Sponsored by the Dagny Johnson Key Largo Hammock Botanical State Park, the session is “Nonnative Reptile Identification and Reporting” presented by Jenny Novak, the Florida Fish and Wildlife Conservation Commission’s nonnative species outreach and education coordinator.
The talk will focus heavily on Burmese pythons but will also include information about other exotic snakes that have been seen in Florida. Learn tips for identifying these snakes and differentiating them from native species, and how to submit credible reports to state wildlife officials.
The free program is at the Visitor Center and Aquarium building inside John Pennekamp Coral Reef State Park at mile marker 102.5 oceanside. Doors open at 7 p.m. and the lecture begins at 7:30. Temperatures in the auditorium vary and so you might want to bring a sweater or light jacket. Wearing fragrances or other scented products is frowned upon.
Following is the rest of the schedule for the season, with the times and locations the same as above.
▪ Jan. 18: “Coral Reefs of the Future: How Coral Restoration is Changing Reefs.”
Ashley Hill, education program manager for the Coral Restoration Foundation, will discuss changes observed in coral reefs as the environment is evolving. She will cover the challenges faced, restoration practices and how these practices may shape the future of the reefs.
▪ Jan. 25: “The History of Biodiversity of Alligator Reef.”
Alligator Reef, four nautical miles east of Indian Key near Islamorada, has the highest number of fish species scientifically recorded in the tropical western Atlantic, as well as many historical artifacts. Carlos and Allison Estape are published citizen scientists and will share the results of their research and photography, along with facts from the 1733 Spanish fleet to the Alligator Lighthouse.
▪ Feb. 1: “Down to Earth Astronomy.”
Mike Hughes has been observing the dark skies of the Florida Keys for more than 30 years.

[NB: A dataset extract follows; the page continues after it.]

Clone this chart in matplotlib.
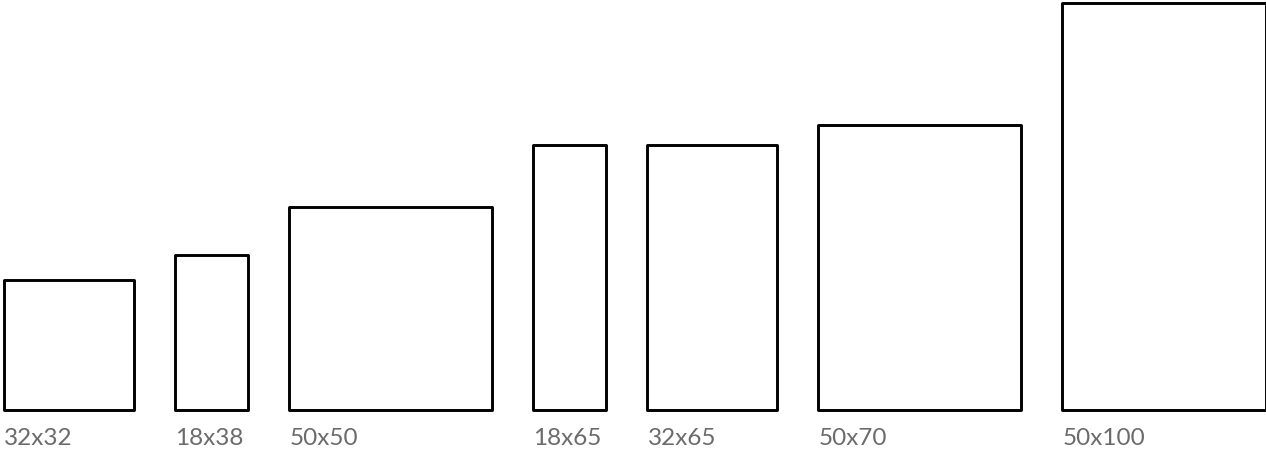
import matplotlib.pyplot as plt
from matplotlib.patches import Rectangle

labels = ['32x32', '18x38', '50x50', '18x65', '32x65', '50x70', '50x100']
widths = [32, 18, 50, 18, 32, 50, 50]
heights = [32, 38, 50, 65, 65, 70, 100]
gap = 10

fig = plt.figure(figsize=(12.66, 4.5), dpi=100)
ax = fig.add_axes([0, 0, 1, 1])

scale = 4.07  # px per unit
x = 0
for lab, w, h in zip(labels, widths, heights):
    ax.add_patch(Rectangle((x, 0), w, h, fill=False, edgecolor='black', linewidth=2.1, joinstyle='round'))
    ax.text(x + 0.1, -8.6, lab, ha='left', va='baseline', fontsize=17.5,
            family=['Lato', 'DejaVu Sans'], fontweight='normal', color='#6b6b6b')
    x += w + gap

ax.set_xlim(-4 / scale, (1266 - 4) / scale)
ax.set_ylim(-40 / scale, (450 - 40) / scale)
ax.axis('off')

fig.savefig('out.png', dpi=100)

He combines mythology with science, nature and humor to create a view of the night sky that makes sense. The non-smoking outdoor event will be limited to 88 viewers, meeting first in the auditorium. Bring a flashlight and folding chair.

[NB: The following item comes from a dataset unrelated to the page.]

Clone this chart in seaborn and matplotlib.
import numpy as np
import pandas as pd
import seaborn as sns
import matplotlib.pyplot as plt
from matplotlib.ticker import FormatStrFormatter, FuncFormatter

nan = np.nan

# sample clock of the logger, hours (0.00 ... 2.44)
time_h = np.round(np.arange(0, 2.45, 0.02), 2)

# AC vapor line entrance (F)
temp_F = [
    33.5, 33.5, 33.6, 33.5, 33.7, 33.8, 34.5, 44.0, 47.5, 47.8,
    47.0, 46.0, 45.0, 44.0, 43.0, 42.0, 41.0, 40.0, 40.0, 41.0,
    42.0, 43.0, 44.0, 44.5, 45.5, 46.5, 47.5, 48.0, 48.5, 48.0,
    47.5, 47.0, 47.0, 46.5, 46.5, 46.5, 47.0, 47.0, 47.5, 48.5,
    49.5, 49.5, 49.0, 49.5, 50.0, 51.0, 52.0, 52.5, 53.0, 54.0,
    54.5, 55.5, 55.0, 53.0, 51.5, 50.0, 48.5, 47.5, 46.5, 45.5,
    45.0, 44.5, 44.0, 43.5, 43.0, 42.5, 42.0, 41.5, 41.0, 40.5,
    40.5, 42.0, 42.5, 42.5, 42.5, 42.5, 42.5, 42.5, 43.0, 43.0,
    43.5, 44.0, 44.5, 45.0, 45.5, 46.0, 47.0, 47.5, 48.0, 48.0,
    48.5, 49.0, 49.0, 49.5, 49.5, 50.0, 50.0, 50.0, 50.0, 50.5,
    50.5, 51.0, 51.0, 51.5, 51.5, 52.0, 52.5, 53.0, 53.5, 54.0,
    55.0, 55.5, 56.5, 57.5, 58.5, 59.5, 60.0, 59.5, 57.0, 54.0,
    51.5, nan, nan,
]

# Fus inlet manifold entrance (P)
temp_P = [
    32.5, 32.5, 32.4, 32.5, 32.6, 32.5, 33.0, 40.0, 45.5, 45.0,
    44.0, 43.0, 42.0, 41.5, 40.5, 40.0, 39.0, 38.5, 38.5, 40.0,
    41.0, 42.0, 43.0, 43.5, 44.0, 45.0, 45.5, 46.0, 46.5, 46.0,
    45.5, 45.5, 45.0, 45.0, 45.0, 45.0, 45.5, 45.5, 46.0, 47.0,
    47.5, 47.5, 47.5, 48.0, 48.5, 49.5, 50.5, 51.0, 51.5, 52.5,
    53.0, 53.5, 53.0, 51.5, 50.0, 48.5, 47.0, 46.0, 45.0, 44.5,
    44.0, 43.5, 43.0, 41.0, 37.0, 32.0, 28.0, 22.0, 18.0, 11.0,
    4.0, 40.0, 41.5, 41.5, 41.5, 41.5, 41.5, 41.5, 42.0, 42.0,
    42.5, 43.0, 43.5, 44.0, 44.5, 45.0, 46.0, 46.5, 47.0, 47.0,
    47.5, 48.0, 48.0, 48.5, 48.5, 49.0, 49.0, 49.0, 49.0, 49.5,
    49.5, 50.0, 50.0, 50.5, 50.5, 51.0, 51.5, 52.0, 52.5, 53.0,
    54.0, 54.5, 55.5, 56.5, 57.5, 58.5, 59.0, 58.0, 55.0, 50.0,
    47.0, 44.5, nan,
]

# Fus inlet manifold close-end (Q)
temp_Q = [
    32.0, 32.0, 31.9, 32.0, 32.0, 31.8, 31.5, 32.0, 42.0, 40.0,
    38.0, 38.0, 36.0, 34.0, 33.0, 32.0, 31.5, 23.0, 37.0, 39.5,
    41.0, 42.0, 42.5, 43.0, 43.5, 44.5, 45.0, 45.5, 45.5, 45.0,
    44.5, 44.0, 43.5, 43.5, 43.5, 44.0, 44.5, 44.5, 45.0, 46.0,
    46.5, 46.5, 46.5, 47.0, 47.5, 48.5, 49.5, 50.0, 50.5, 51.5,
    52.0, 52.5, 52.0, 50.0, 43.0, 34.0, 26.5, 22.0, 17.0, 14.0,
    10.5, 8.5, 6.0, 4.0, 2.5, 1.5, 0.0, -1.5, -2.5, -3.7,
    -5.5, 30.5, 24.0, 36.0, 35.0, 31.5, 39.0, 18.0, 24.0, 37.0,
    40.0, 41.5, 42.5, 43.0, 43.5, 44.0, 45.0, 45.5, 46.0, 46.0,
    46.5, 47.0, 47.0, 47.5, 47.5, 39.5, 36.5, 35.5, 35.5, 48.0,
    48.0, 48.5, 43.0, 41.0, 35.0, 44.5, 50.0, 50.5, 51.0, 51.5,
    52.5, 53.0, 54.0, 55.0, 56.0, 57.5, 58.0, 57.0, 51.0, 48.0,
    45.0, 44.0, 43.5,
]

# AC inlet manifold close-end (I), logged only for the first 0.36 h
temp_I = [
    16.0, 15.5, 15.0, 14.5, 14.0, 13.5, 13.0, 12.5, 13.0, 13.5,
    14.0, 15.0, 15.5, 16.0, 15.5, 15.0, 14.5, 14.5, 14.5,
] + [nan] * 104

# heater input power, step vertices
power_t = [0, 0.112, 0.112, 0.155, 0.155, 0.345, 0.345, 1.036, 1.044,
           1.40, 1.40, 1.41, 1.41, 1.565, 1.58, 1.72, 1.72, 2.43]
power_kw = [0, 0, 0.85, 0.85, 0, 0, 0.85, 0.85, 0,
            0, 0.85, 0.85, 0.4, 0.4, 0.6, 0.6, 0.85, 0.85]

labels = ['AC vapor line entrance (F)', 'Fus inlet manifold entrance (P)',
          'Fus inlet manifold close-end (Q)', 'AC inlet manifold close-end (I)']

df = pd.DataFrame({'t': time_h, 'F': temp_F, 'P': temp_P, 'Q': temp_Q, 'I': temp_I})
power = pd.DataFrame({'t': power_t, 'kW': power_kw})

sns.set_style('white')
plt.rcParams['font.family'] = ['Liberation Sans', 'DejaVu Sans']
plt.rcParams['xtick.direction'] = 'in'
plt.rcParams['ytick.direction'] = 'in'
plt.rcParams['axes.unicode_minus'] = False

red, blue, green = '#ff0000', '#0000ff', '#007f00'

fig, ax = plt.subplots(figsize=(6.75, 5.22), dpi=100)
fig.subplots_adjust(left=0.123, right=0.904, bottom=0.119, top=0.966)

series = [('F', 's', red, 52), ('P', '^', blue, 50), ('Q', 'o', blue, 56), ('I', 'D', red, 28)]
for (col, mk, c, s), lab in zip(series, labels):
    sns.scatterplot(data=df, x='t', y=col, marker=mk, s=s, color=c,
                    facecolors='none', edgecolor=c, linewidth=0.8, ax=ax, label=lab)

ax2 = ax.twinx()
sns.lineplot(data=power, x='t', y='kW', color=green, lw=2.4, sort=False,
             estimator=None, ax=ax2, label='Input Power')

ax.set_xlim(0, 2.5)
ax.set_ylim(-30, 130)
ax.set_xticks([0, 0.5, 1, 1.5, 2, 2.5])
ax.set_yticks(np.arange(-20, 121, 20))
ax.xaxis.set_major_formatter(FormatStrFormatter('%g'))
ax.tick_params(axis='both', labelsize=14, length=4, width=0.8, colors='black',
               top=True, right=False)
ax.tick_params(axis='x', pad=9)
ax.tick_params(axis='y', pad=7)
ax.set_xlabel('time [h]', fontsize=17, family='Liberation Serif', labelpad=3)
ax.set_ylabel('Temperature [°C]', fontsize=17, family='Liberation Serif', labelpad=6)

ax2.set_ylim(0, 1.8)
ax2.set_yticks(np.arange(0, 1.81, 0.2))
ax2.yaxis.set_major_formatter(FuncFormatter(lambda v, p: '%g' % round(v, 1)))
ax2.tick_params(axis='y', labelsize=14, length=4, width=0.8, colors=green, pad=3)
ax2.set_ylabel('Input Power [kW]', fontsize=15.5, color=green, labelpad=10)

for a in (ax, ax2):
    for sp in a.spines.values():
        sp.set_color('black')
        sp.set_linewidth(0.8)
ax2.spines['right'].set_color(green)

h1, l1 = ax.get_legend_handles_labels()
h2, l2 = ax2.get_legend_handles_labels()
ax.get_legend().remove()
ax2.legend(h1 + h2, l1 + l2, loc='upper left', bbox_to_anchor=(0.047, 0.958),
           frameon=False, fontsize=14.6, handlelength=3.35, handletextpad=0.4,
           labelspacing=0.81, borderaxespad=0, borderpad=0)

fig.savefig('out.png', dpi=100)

▪ Feb. 8: “The Million Orchid Project.”
South Florida was once a natural orchid paradise. Carl E. Lewis, director of Fairchild Tropical Botanic Garden in Coral Gables, will talk about a project being undertaken to restore native orchids to the environment, mostly at schools and urban tree plantings.

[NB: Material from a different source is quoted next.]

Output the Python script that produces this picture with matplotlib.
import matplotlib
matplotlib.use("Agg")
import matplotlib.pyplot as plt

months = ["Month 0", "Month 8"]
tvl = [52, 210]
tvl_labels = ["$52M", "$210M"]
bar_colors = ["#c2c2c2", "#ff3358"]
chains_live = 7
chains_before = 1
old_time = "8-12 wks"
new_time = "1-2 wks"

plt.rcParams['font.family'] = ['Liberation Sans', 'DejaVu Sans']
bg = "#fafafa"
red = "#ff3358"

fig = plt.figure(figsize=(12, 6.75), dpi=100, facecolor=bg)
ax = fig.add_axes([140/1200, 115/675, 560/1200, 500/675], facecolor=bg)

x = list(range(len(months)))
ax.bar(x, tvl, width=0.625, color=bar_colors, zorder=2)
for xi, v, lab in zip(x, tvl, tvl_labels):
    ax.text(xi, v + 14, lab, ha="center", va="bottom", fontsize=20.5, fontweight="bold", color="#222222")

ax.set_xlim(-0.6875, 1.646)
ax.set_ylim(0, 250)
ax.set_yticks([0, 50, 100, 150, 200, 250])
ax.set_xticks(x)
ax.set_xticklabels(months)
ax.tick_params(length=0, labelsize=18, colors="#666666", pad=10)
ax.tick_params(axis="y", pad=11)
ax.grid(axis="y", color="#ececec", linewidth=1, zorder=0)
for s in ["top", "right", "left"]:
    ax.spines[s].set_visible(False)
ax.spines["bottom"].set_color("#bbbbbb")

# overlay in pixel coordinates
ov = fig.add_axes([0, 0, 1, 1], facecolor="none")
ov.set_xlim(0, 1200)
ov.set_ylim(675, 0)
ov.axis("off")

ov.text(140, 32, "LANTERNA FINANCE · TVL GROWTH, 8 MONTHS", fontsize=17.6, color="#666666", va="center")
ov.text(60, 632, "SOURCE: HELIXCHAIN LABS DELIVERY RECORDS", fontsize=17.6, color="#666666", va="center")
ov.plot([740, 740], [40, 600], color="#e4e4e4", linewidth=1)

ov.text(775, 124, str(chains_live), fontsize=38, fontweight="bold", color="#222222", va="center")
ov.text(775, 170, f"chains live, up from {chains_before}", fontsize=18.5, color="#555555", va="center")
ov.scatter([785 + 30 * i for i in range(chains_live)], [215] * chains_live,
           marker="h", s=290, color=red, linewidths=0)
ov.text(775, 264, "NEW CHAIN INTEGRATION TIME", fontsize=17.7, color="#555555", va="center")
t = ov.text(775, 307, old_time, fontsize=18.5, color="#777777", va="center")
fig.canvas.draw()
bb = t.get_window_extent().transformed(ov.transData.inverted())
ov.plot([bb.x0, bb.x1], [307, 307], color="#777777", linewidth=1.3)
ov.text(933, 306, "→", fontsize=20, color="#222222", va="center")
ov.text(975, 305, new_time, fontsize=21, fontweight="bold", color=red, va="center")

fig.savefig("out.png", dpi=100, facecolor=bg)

▪ Feb. 15: “Math, Art and the Coral Reef.”
Laurie Brooks, a Florida Park Service volunteer, brings her background in education, engineering and mathematics to her exploration of how a mathematician sees a coral reef and how an artist illustrates the mathematics of nature. Examples of how crochet can be used to model both reefs and mathematical concepts will be shown.
▪ Feb. 22: “Tracking the Matecumbe: Material Culture of the Prehistoric Florida Keys.”
Excavations into the largest preserved midden in the Keys have brought to light new data regarding the nature of prehistoric life in this environment. Traci Ardren, professor and chairwoman in the Department of Anthropology at the University of Miami, will address the political organization and environmental adaptations of pre-Columbian inhabitants and compare them to the well-known Calusa populations.
▪ March 1: “Tapping into Angler Knowledge to Understand Bonefish.”
Jennifer Rehage, fish ecologist and associate professor at Florida International University, has been studying how changes to the hydrology of the Everglades affect fish. She will tell the story of bonefish populations in Florida Bay and the Keys over the past 30 years using data collected from anglers, guides and fishing reports.
▪ March 8: “Cascading Disturbances: The Destruction and Restoration of Florida Bay’s Sponge Community.”
Sponges play a fundamental role in the Florida Bay ecosystem. Mark Butler, a professor at Old Dominion University, will describe the importance of these simplest of multi-celled organisms. He will discuss how changes in water quality have disturbed the system and caused the mass destruction of sponges, as well as sponge community restoration efforts.
▪ March 15: “The Puppet Masters: New Insights into the Mind-Altering Powers of Parasites.”
Kathleen McAuliffe, author of the book “This is Your Brain on Parasites, will tell how these crafty creatures evolved the means to manipulate the behavior of their hosts. She will report how tiny parasites can coax rats to approach cats, spiders to change their web designs and fish to draw the attention of predatory birds. Some parasites may even contribute to human mental illness.
▪ March 22: “Gardening with Fish: Solar-Powered Aquaponic Systems.”
Aquaponic gardening is inexpensive, ecologically sound and socially responsible. Florida International University Ph.D. candidate Jaeson Clayborn will construct a model to show how easily one can grow vegetables with water circulated from fish tanks. This gardening method conserves water and yields more plants per square foot than traditional soil methods.
▪ March 29: “Go Native: The Why and How of Native Habitat Protection in the Keys.”
Misha McRae, executive director of the Key West Botanical Garden Society, will speak on the importance of planting natives in an area where anything tropical grows.